Zimbabwe's long-time president said splits and greed are threatening his party ahead of elections he is pushing for this year during a spirited speech at the funeral of a party stalwart.

President Robert Mugabe told mourners at the state funeral that leaders have become "too materialistic" and are fighting each other for top party posts ahead of elections he wants this year to end a shaky coalition with Zimbabwe's former opposition.

Mr Mugabe, 88, has been nominated as his party's sole presidential candidate in proposed elections.

The power-sharing coalition was brokered by regional leaders after violent and disputed elections in 2008.

Mr Mugabe accused party factions of manipulating recent voting for provincial posts. "We look forward to having an election.
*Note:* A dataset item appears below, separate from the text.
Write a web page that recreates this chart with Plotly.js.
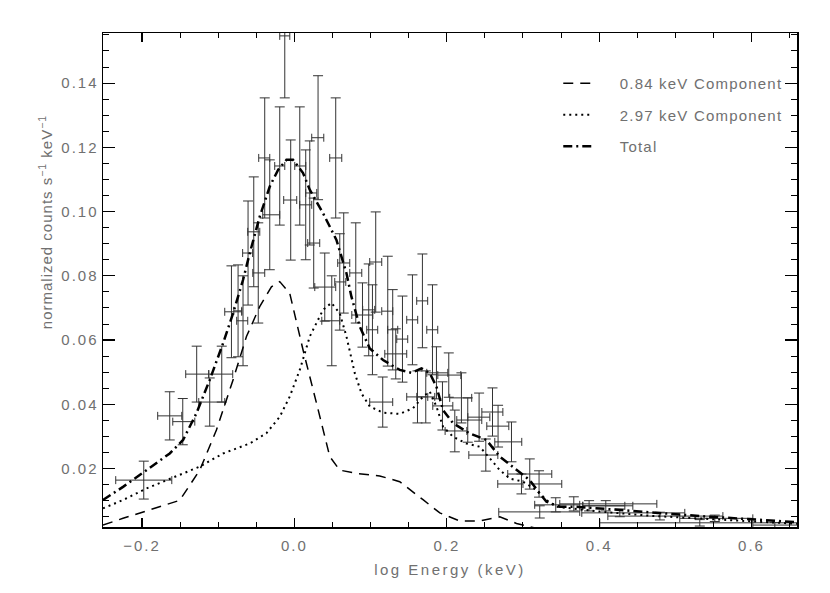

Let's get united," he said during the 50-minute speech at Edson Ncube's funeral.

Mr Ncube, 74, served as a guerrilla fighter in the bush war that led to independence in 1980. He later became a senior party administrator.

Mr Mugabe, commending Mr Ncube's role in the fight against British colonial-era rule, vigorously sang a verse from Rule Britannia, an anthem about Britain's former colonial dominance.

"They can rule the rest of the world but not Zimbabwe anymore," he said.

Mr Mugabe has appeared frail and weak at recent public occasions after returning from medical treatment in Asia. This time he looked fit and energetic and did not refer to his health.

Mr Ncube died from complications of anaemia in the second city of Bulawayo. He was declared a national hero for burial with military honours at Heroes Acre, a shrine for fallen fighters and politicians outside Harare.